From the coverage of the Falklands War at the time, or recent programmes marking the 40th anniversary, many will be familiar with footage showing the fighting at sea.

Hardly any of the 25-day land war was recorded on film, however, meaning only those who fought there can say what it was like in the heat of battle.

Ten such men were persuaded to come before the cameras for the outstanding Our Falklands War: A Frontline Story (BBC2, Sunday, 9pm).

Quietly, with hesitation and without bravado, they talk through their experiences. Some have never told anyone what they saw and did. Their stories are shocking and testament to the sheer bloody horror of war, but they also show the strength of the bond between brothers in arms.

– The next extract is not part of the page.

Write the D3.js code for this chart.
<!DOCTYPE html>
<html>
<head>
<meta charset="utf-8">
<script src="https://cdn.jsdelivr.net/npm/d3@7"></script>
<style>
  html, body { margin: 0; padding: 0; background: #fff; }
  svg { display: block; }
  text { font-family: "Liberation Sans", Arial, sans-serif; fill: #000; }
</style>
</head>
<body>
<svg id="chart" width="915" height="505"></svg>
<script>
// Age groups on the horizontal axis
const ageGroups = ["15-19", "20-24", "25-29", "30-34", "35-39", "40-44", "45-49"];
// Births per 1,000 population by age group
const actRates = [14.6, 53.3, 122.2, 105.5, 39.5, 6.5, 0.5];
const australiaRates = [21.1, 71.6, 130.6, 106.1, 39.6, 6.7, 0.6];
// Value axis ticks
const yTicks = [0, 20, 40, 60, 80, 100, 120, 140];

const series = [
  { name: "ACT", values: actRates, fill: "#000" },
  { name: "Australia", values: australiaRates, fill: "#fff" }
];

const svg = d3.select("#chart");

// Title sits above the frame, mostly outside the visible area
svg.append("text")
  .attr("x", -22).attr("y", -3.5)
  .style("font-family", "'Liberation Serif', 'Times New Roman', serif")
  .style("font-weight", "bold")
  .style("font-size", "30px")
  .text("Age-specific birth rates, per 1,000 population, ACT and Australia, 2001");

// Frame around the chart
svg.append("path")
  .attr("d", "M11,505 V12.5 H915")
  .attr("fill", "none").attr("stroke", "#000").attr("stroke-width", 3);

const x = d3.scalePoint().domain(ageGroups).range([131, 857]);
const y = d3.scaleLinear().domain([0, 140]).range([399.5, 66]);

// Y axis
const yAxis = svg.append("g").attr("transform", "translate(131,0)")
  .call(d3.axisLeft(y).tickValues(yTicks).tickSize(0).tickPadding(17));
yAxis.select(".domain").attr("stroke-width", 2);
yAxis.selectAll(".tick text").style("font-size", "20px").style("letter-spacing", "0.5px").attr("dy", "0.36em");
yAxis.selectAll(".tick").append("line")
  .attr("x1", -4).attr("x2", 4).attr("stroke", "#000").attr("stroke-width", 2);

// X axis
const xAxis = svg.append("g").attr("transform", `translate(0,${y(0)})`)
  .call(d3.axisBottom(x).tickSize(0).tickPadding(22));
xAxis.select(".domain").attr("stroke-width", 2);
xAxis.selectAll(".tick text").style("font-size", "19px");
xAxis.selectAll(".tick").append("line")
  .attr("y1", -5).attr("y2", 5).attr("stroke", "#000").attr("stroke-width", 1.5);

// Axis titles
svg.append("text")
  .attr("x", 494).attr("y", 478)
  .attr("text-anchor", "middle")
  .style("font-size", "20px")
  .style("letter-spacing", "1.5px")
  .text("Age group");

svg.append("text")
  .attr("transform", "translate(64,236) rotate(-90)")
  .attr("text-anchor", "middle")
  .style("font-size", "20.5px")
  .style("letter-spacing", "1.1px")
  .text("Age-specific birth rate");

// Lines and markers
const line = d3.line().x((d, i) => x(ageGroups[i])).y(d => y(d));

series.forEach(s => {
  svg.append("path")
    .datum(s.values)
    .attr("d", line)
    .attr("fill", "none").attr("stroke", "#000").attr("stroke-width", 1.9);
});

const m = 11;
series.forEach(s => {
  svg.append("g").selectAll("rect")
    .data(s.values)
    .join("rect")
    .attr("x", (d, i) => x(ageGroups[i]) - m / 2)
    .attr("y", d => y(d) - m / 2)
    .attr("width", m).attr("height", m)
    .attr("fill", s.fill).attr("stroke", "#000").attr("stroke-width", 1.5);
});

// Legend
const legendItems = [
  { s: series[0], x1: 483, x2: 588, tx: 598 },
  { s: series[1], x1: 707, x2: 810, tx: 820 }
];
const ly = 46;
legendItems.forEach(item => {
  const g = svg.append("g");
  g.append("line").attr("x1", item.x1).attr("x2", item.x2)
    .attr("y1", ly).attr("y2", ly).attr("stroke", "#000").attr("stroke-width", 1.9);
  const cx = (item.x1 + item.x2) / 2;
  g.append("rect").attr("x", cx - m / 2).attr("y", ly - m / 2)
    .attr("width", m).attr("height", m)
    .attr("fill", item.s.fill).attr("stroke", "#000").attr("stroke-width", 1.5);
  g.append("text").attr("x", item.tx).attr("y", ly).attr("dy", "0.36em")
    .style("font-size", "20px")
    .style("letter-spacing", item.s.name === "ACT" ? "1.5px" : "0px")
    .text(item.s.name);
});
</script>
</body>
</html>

There is humour of the bleakest sort here, as you might imagine. “What was going through your head,” the interviewer asks one platoon commander. “A 762 high velocity bullet,” comes the reply.

For many, the toughest times came when the war was over and they had to return to “real life”. They had been changed forever, and remain so to this day. The lucky ones got help.

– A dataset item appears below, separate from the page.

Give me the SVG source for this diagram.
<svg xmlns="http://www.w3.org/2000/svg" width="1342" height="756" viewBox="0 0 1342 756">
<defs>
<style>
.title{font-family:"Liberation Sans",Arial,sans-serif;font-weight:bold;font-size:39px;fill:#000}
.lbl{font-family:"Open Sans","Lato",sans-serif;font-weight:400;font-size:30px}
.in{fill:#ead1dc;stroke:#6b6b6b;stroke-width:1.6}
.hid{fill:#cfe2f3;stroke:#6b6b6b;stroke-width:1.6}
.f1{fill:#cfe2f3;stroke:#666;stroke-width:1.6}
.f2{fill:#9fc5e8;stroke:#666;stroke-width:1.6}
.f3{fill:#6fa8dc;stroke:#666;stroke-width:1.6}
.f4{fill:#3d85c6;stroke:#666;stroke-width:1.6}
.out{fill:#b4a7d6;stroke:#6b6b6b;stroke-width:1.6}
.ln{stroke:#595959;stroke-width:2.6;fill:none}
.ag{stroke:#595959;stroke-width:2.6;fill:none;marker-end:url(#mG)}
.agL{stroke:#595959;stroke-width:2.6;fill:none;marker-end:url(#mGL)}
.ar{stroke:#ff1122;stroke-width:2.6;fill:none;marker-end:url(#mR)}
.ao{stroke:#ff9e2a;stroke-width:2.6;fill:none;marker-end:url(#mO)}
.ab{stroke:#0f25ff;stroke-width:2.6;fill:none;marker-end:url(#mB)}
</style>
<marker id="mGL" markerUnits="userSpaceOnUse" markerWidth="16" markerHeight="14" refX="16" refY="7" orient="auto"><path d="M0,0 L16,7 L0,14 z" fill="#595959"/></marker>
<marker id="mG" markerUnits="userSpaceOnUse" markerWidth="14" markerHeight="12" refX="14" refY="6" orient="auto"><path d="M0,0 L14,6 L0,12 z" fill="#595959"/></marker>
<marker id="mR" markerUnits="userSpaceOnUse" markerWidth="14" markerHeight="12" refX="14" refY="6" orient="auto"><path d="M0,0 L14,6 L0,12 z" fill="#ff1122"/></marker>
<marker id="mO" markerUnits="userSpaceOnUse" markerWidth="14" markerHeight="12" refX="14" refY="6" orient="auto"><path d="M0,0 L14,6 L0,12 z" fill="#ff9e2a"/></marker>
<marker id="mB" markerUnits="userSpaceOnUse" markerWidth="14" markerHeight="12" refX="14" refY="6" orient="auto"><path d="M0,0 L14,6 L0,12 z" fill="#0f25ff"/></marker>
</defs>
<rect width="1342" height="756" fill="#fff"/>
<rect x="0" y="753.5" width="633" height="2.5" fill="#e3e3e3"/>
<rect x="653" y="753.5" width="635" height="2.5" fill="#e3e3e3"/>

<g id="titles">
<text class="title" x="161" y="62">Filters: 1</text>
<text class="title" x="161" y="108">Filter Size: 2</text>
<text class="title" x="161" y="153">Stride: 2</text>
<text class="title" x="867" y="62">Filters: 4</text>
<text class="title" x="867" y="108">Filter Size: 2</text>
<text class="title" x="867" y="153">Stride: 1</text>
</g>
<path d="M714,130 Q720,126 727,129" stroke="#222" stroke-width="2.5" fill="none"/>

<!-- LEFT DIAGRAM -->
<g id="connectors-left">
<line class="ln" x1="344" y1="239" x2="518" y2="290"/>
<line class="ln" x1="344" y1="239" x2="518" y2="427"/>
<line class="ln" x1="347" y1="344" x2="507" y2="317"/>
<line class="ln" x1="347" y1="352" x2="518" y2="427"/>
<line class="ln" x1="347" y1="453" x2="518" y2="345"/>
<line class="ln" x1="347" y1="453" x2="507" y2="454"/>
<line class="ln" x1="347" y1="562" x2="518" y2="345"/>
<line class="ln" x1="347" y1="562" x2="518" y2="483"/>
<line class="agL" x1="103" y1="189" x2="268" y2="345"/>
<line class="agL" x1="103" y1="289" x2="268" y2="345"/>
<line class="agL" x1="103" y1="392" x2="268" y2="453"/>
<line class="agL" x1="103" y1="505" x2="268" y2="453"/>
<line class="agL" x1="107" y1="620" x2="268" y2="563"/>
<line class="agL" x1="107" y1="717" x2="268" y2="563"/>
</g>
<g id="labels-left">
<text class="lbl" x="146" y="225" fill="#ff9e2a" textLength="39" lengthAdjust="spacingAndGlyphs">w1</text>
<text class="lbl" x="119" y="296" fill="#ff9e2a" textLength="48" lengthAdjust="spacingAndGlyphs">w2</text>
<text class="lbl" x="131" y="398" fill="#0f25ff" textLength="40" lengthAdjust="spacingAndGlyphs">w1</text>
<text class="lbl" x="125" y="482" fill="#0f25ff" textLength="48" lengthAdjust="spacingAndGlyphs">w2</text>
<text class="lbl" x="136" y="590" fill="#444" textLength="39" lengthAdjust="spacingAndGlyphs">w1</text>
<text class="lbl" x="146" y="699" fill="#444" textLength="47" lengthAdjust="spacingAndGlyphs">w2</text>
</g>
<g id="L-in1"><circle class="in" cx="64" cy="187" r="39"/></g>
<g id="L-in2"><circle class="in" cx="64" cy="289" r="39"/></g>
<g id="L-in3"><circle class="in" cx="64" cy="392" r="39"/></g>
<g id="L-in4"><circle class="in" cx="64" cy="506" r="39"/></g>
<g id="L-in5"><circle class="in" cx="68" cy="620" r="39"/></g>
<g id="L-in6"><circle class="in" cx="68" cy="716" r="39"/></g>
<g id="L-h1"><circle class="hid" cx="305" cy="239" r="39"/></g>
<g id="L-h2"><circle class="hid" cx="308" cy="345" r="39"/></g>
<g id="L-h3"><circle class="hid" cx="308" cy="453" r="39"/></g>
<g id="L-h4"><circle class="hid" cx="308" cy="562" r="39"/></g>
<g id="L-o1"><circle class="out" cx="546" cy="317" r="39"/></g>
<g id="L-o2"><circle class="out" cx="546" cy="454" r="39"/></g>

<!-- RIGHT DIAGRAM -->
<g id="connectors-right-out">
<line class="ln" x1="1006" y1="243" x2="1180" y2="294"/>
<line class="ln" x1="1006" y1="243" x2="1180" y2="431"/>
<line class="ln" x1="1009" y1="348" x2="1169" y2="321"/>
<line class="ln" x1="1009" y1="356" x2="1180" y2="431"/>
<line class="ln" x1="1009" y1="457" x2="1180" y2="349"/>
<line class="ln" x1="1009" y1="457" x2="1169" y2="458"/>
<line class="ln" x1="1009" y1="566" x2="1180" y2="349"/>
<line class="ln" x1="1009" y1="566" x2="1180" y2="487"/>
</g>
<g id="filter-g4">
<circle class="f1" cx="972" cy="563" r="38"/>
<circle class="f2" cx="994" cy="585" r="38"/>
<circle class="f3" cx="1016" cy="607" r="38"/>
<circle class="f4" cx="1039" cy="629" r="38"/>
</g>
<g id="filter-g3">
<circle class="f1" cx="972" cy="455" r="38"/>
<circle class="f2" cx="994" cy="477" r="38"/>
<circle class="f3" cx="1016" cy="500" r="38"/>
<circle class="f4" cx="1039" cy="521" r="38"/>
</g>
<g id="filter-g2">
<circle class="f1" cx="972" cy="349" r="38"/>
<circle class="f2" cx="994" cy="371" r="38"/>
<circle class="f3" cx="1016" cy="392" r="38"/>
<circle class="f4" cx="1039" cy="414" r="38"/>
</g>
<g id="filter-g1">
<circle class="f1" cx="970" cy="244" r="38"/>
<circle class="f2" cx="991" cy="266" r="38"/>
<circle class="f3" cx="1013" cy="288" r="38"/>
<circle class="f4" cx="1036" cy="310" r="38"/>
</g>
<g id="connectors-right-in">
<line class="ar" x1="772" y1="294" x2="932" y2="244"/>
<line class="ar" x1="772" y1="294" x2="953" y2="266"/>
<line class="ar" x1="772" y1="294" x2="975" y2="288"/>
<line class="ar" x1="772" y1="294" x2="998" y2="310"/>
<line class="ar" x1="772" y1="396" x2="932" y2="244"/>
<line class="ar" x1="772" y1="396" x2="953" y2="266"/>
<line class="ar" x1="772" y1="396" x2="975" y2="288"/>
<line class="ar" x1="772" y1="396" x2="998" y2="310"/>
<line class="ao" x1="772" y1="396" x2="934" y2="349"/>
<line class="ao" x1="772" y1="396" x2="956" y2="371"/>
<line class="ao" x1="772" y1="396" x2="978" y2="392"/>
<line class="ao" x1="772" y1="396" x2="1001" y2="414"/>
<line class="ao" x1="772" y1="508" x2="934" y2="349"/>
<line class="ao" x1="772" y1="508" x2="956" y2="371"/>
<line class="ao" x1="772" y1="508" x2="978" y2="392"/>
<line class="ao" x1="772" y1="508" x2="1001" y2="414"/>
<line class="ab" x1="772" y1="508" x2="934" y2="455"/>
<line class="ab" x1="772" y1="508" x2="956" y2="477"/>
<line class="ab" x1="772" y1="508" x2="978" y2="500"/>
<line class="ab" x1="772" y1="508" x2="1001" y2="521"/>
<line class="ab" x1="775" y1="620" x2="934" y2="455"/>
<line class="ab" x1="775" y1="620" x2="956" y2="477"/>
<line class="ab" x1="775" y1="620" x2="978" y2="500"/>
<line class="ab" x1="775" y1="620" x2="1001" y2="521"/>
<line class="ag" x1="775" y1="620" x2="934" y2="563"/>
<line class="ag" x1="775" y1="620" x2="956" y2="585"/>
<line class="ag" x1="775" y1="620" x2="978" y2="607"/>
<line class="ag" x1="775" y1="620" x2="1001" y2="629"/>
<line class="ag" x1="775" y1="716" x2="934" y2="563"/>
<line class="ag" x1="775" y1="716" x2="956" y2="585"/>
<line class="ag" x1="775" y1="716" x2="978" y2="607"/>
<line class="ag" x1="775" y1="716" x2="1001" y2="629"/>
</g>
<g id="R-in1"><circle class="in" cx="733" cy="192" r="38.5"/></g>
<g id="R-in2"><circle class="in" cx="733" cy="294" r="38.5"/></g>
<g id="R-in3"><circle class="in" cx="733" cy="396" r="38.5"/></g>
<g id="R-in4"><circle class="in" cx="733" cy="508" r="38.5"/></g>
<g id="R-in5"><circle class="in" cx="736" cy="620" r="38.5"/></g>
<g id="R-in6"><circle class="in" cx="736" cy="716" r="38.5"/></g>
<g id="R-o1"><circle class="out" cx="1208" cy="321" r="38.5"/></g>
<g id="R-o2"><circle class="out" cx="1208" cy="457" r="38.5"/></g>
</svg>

There was nothing in the preview I saw about how the film came about, or how long it took to make, which I would like to have known. The trust between the filmmakers and the filmed was remarkable. None of these men were the sort you would want to offend with insensitivity or ignorance, and fortunately there was none of that. Ninety minutes that will live long in the memory.

Football lore has it that any player who incurred the displeasure of Sir Alex Ferguson risked being on the end of a dressing room blast of wrath known as the “hairdryer treatment”.

In keeping with her hospitality background, Alex Polizzi’s tellings off would probably be named “the handryer treatment”. Whatever, you would not want to be on the end of one, as Hasmeeta and her husband Bharat are in the first of a new series of the reliably excellent The Hotel Inspector (Channel 5, Thursday, 9pm).

The couple spent their life savings buying the Thai Derm Spa and guesthouse in Loughborough. They had no connection to Thailand and, more importantly, no experience in hospitality.

Two years in, the place is haemorrhaging money and the pair are working round the clock and getting nowhere.

Polizzi’s heart sinks even before she is through the front door. Outside the building looks dishevelled, inside it is chaotic and unclean. Polizzi, in keeping with her brief, has to stay the night to get the full guest experience. A hotel inspector’s gotta do ...

It is one very unhappy guest who wakes the next morning in one of the hotel’s £89 a night “prestige” rooms, especially after finding hair in the shower that was not her own. “I went to bed cross and I woke up even more irate,” says Polizzi. “It’s time for some tough love.”

What follows is vintage, Hotel Inspector, watch-through-the-fingers stuff. “She’s got a hell of a temper,” says Bharat. But the pair know she is right and set about taking her advice, starting with a gut of the bedrooms.

“This is your ship. You are the captains,” she tells them as she drives off into the sunset with the promise/threat of returning soon to check on progress. Ship. Captains. For some reason the word Titanic bobs to the surface.

Can the couple change their ways fast enough to rescue the business, or will they become just another failure in what was, even before the pandemic, a tough market to crack?

There is something about painting shows that is naturally pleasing. Not the matt emulsion kind of painting, the stuff involving canvases and easels, as seen in Sky Arts’ Portrait Artist of the Year and in a recent arrival on the block, Extraordinary Portraits (BBC1, Monday, 11.10pm).

The idea is a good ‘un. Find inspiring individuals whose faces would not normally be found on the walls of a gallery, introduce them to a renowned artist, and await the results.

This week’s subject is Harriet Middleton from Lerwick, proud Shetlander, granny, cancer survivor, knitter and charity fundraiser extraordinaire (£110k plus to buy an MRI machine). She is matched with Stuart Pearson Wright, best known for his ability to reflect a hidden sadness in his subjects. “I’m slightly worried she’s so cheerful,” he says of Harriet.

By the time Pearson Wright leaves Shetland after their sitting he’s professing his love. All she asks of him is that her portrait is not “wacky”. See for yourself how it turns out when Harriet brings the family to London for the unveiling.